ECMWF AIFS forecast via Icechunk on S3
ECMWF's AIFS AI weather forecasts, published as an Icechunk store on anonymous S3 by Earthmover/dynamical.org. ~14 TB across 21 variables, 6-hourly initialisations, CC-BY-4.0.
import os
import xarray as xr
os.environ.setdefault("AWS_NO_SIGN_REQUEST", "YES")
os.environ.setdefault("AWS_REGION", "us-west-2")
ds = xr.open_dataset(
"/vsis3/dynamical-ecmwf-aifs-single/ecmwf-aifs-single-forecast/"
"v0.1.0.icechunk",
engine="gdalxarray", multidim=True,
)
# Single-point wind at Hobart, first forecast hour of first init time:
hobart_u10 = (
ds["wind_u_10m"]
.isel(init_time=0, lead_time=0)
.sel(latitude=-42.9, longitude=147.3, method="nearest")
.values
)
Requires a GDAL build with the Icechunk driver compiled in. The Icechunk
driver is in active development; check your GDAL build's capabilities
with gdalinfo --formats | grep -i icechunk.
Earthmover ERA5 (Icechunk on S3, partially readable)
ECMWF ERA5 reanalysis published by Earthmover as an Icechunk store.
Coordinate and mask variables open cleanly; data variables currently
fail because they use the numcodecs.pcodec codec which GDAL doesn't
yet support.
import os
import xarray as xr
os.environ.setdefault("AWS_NO_SIGN_REQUEST", "YES")
os.environ.setdefault("AWS_REGION", "us-east-1")
# Note the nested group syntax via the /vsiicechunk/ VFS:
url = (
"/vsiicechunk/{/vsis3/earthmover-icechunk-era5/icechunkV2}"
"/pressure/spatial"
)
ds = xr.open_dataset(url, engine="gdalxarray", multidim=True)
# `ds` will be a Dataset with all dimensions and coordinate variables,
# but reading data variables raises:
# RuntimeError: Unsupported codec: numcodecs.pcodec
This is a gdalxarray limitation downstream of a GDAL one.

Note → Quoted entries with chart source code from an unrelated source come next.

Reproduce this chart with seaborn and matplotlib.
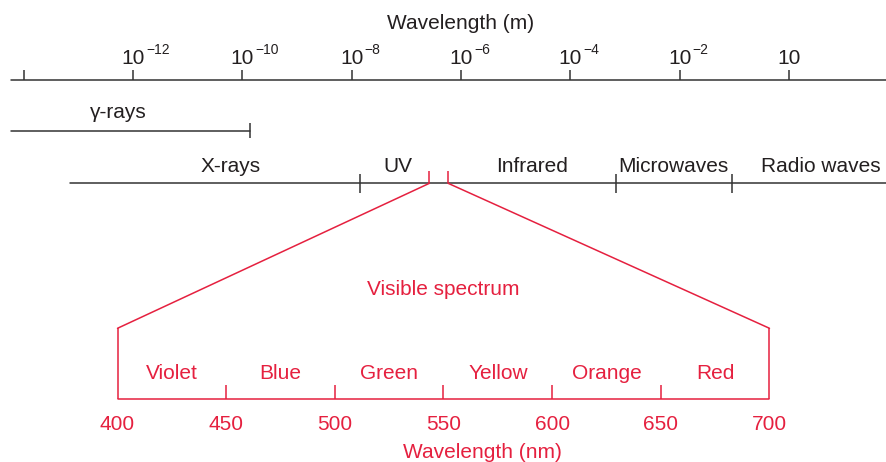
import numpy as np
import pandas as pd
import matplotlib
matplotlib.use("Agg")
import matplotlib.pyplot as plt
import seaborn as sns
from matplotlib.patches import ConnectionPatch

# ---------------- data ----------------
top_tick_exp = [-14, -12, -10, -8, -6, -4, -2, 0]
top_tick_base = ["", "10", "10", "10", "10", "10", "10", "10"]
top_tick_sup = ["", "\u221212", "\u221210", "\u22128", "\u22126", "\u22124", "\u22122", ""]
axis_range_m = [5.8e-15, 1e2]
gamma_range_m = [5.8e-15, 1.36e-10]
gamma_label = "\u03b3-rays"
gamma_label_m = 5.3e-13
band_line_range_m = [7.1e-14, 1e2]
band_bounds_m = [1.39e-8, 6.93e-4, 9.16e-2]
visible_bounds_m = [2.64e-7, 5.81e-7]
band_names = ["X-rays", "UV", "Infrared", "Microwaves", "Radio waves"]
band_label_m = [6.1e-11, 7.1e-8, 1.98e-5, 7.6e-3, 3.75]
color_names = ["Violet", "Blue", "Green", "Yellow", "Orange", "Red"]
color_edges_nm = [400, 450, 500, 550, 600, 650, 700]
nm_ticks = [400, 450, 500, 550, 600, 650, 700]
title_top = "Wavelength (m)"
title_top_m = 1e-6
title_bottom = "Wavelength (nm)"
title_bottom_nm = 568
visible_label = "Visible spectrum"
visible_label_nm = 550

# ---------------- style ----------------
sns.set_theme(style="white")
plt.rcParams["font.family"] = ["Liberation Sans", "DejaVu Sans"]
BLACK = "#231f20"
LINE = "#333333"
RED = "#e5203f"
FS = 15
LW = 1.1

W, H = 887, 462
fig = plt.figure(figsize=(W / 100, H / 100), dpi=100)
ax_top = fig.add_axes([0, 0, 1, 1])
ax_bot = fig.add_axes([0, 0, 1, 1])
for ax in (ax_top, ax_bot):
    ax.set_ylim(H, 0)
    ax.set_axis_off()
    ax.patch.set_alpha(0)
ax_top.set_xscale("log")
ax_top.set_xlim(10 ** -14.433, 10 ** 1.792)
ax_bot.set_xlim(345.93, 754.07)

# layout rows (vertical positions in figure pixel units)
Y_TITLE, Y_TICKLAB, Y_SUP, Y_AXIS, Y_AXTICK = 29, 63.5, 54.5, 80.3, 70
Y_GLAB, Y_GAMMA = 118.5, 130.7
Y_BLAB, Y_BAND = 171.5, 183.3
Y_VLAB, Y_CORNER = 295, 328.3
Y_CLAB, Y_NMTICK, Y_NM, Y_NMLAB, Y_NMTITLE = 379, 385, 399, 430, 457.5

def hline(ax, xs, y, color):
    df = pd.DataFrame({"x": xs, "y": [y] * len(xs)})
    sns.lineplot(data=df, x="x", y="y", ax=ax, color=color, lw=LW,
                 estimator=None, sort=False, legend=False)

# ---- top axis ----
hline(ax_top, axis_range_m, Y_AXIS, LINE)
ax_top.vlines([10.0 ** e for e in top_tick_exp], Y_AXTICK, Y_AXIS, color=LINE, lw=LW)
for e, b, s in zip(top_tick_exp, top_tick_base, top_tick_sup):
    x = 10.0 ** e
    if b:
        ax_top.text(x, Y_TICKLAB, b, ha="center", va="baseline", fontsize=FS, color=BLACK)
    if s:
        ax_top.annotate(s, xy=(x, Y_SUP), xytext=(9.3, 0), textcoords="offset points",
                        ha="left", va="baseline", fontsize=10, color=BLACK)
ax_top.text(title_top_m, Y_TITLE, title_top, ha="center", va="baseline", fontsize=FS, color=BLACK)

# ---- gamma rays ----
hline(ax_top, gamma_range_m, Y_GAMMA, LINE)
ax_top.vlines([gamma_range_m[1]], Y_GAMMA - 7.7, Y_GAMMA + 7.3, color=LINE, lw=LW)
ax_top.text(gamma_label_m, Y_GLAB, gamma_label, ha="center", va="baseline", fontsize=FS, color=BLACK)

# ---- band bar ----
hline(ax_top, band_line_range_m, Y_BAND, LINE)
ax_top.vlines(band_bounds_m, Y_BAND - 9.3, Y_BAND + 9.4, color=LINE, lw=LW)
ax_top.vlines(visible_bounds_m, Y_BAND - 12.3, Y_BAND, color=RED, lw=LW)
for name, xm in zip(band_names, band_label_m):
    ax_top.text(xm, Y_BLAB, name, ha="center", va="baseline", fontsize=FS, color=BLACK)

# ---- visible spectrum ----
hline(ax_bot, [color_edges_nm[0], color_edges_nm[-1]], Y_NM, RED)
ax_bot.vlines(color_edges_nm[1:-1], Y_NMTICK, Y_NM, color=RED, lw=LW)
ax_bot.vlines([color_edges_nm[0], color_edges_nm[-1]], Y_CORNER, Y_NM, color=RED, lw=LW)
for i, name in enumerate(color_names):
    mid = (color_edges_nm[i] + color_edges_nm[i + 1]) / 2
    ax_bot.text(mid, Y_CLAB, name, ha="center", va="baseline", fontsize=FS, color=RED)
for t in nm_ticks:
    ax_bot.text(t, Y_NMLAB, str(t), ha="center", va="baseline", fontsize=FS, color=RED)
ax_bot.text(title_bottom_nm, Y_NMTITLE, title_bottom, ha="center", va="baseline", fontsize=FS, color=RED)
ax_bot.text(visible_label_nm, Y_VLAB, visible_label, ha="center", va="baseline", fontsize=FS, color=RED)

for nm, m in zip([color_edges_nm[0], color_edges_nm[-1]], visible_bounds_m):
    con = ConnectionPatch(xyA=(nm, Y_CORNER), coordsA=ax_bot.transData,
                          xyB=(m, Y_BAND), coordsB=ax_top.transData,
                          color=RED, lw=LW)
    fig.add_artist(con)

fig.savefig("out.png", dpi=100, facecolor="white")
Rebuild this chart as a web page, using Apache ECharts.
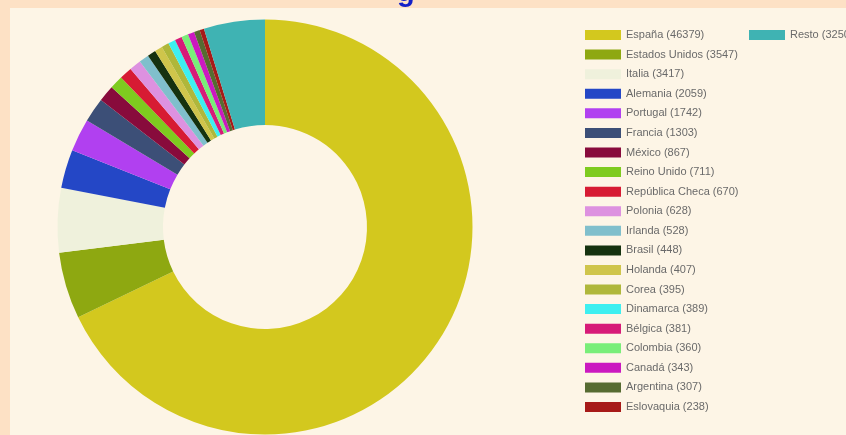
<!DOCTYPE html>
<html>
<head>
<meta charset="utf-8">
<script src="https://cdn.jsdelivr.net/npm/echarts@6/dist/echarts.min.js"></script>
<style>
  html, body { margin: 0; padding: 0; background: #fde1c5; }
  #chart { width: 846px; height: 435px; }
</style>
</head>
<body>
<div id="chart"></div>
<script>
const countries = ['España', 'Estados Unidos', 'Italia', 'Alemania', 'Portugal', 'Francia', 'México',
  'Reino Unido', 'República Checa', 'Polonia', 'Irlanda', 'Brasil', 'Holanda', 'Corea', 'Dinamarca',
  'Bélgica', 'Colombia', 'Canadá', 'Argentina', 'Eslovaquia', 'Resto'];
const values = [46379, 3547, 3417, 2059, 1742, 1303, 867, 711, 670, 628, 528, 448, 407, 395, 389,
  381, 360, 343, 307, 238, 3250];
const palette = ['#d3c81e', '#8ea811', '#eff1dc', '#2447c6', '#b140f0', '#3c4f77', '#880b3c',
  '#7ecb1f', '#d71b33', '#dd91e0', '#80bfcc', '#15320f', '#cfc54b', '#afb73a', '#3eeff0',
  '#d71b78', '#79ee79', '#cb19c0', '#566b31', '#a71a18', '#3fb3b3'];
const titleText = 'g';

const chart = echarts.init(document.getElementById('chart'));
const lookup = {};
countries.forEach((c, i) => { lookup[c] = values[i]; });
const legendText = { fontSize: 11, fontFamily: 'Liberation Sans, Arial, sans-serif', color: '#6a6a6a', lineHeight: 12 };

chart.setOption({
  backgroundColor: '#fde1c5',
  animation: false,
  graphic: [
    { type: 'rect', left: 10, top: 8, shape: { width: 836, height: 427 }, style: { fill: '#fdf5e6' }, z: -10 },
    { type: 'text', left: 397, top: -22, style: { text: titleText, fill: '#1420c8', font: 'bold 29px Liberation Sans' }, z: 10 }
  ],
  legend: [
    {
      orient: 'vertical', left: 585, top: 29, padding: 0, itemWidth: 36, itemHeight: 10, itemGap: 7.58,
      icon: 'rect', textStyle: legendText, data: countries.slice(0, 20),
      formatter: n => n + ' (' + lookup[n] + ')', selectedMode: false
    },
    {
      orient: 'vertical', left: 749, top: 29, padding: 0, itemWidth: 36, itemHeight: 10,
      icon: 'rect', textStyle: legendText, data: ['Resto'],
      formatter: n => n + ' (' + lookup[n] + ')', selectedMode: false
    }
  ],
  series: [{
    type: 'pie',
    center: [265, 227],
    radius: [102, 207.5],
    startAngle: 90,
    clockwise: true,
    label: { show: false },
    labelLine: { show: false },
    emphasis: { disabled: true },
    itemStyle: { borderWidth: 0 },
    data: countries.map((c, i) => ({ name: c, value: values[i], itemStyle: { color: palette[i] } }))
  }]
});
</script>
</body>
</html>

Tracked
upstream at osgeo/gdal - when GDAL
adds pcodec, this works without changes here.
Single 2D slice of a multidim Icechunk store
GDAL supports a composable VRT-style path syntax for picking a single 2D face out of an N-D Icechunk store, usable from any classic GDAL tool:
import xarray as xr
# init_time=0, lead_time=0, latitude longitude of one variable:
url = (
'ZARR:"/vsiicechunk/{/vsis3/dynamical-ecmwf-aifs-single/'
'ecmwf-aifs-single-forecast/v0.1.0.icechunk}":/wind_u_10m:{0}:{0}'
)
ds = xr.open_dataset(url, engine="gdalxarray", multidim=False)
# Dataset with shape (1, 721, 1440) - band_data dim is 1, y is lat, x is lon
This composition lets gdal_translate, gdal_warp, etc. consume
specific forecast frames as if they were GeoTIFFs.
GEBCO bathymetry (Cloud-Optimised GeoTIFF over HTTPS)
A 14 GB COG of global bathymetry, served via Pawsey's HTTPS endpoint.
Classic raster mode; gdalxarray will lazily read only the windows
you ask for.
import xarray as xr
ds = xr.open_dataset(
"/vsicurl/https://projects.pawsey.org.au/idea-gebco-tif/GEBCO_2024.tif",
engine="gdalxarray", multidim=False,
)
# Window around Hobart:
hobart_box = ds["band_data"].sel(
x=slice(146.5, 148.5),
y=slice(-42.5, -43.5),
)
Patterns worth knowing
Composing virtual paths: all GDAL virtual paths can be nested.
ZARR:"/vsis3/bucket/...store.zarr" opens a Zarr inside an S3 bucket.
ZARR:"/vsicurl/https://.../store.zarr" opens one served over HTTPS.
ZARR:"/vsiicechunk/{/vsis3/.../v0.icechunk}" opens an Icechunk via
its virtual filesystem.
Picking subdatasets: NETCDF:path:var and vrt://path?sd_name=var
both work for picking a single subdataset from a multi-variable file.
The vrt:// form composes with other GDAL options (resampling, output
size).
Checking driver name post-open: ds.encoding["gdal_driver"] is
the driver GDAL used. Useful for distinguishing Zarr from Icechunk from
NetCDF when the same data is accessible multiple ways.
Skip a known-bad variable at open: drop_variables=["X", "Y"].
Faster than open-then-drop because the BackendArray is never built.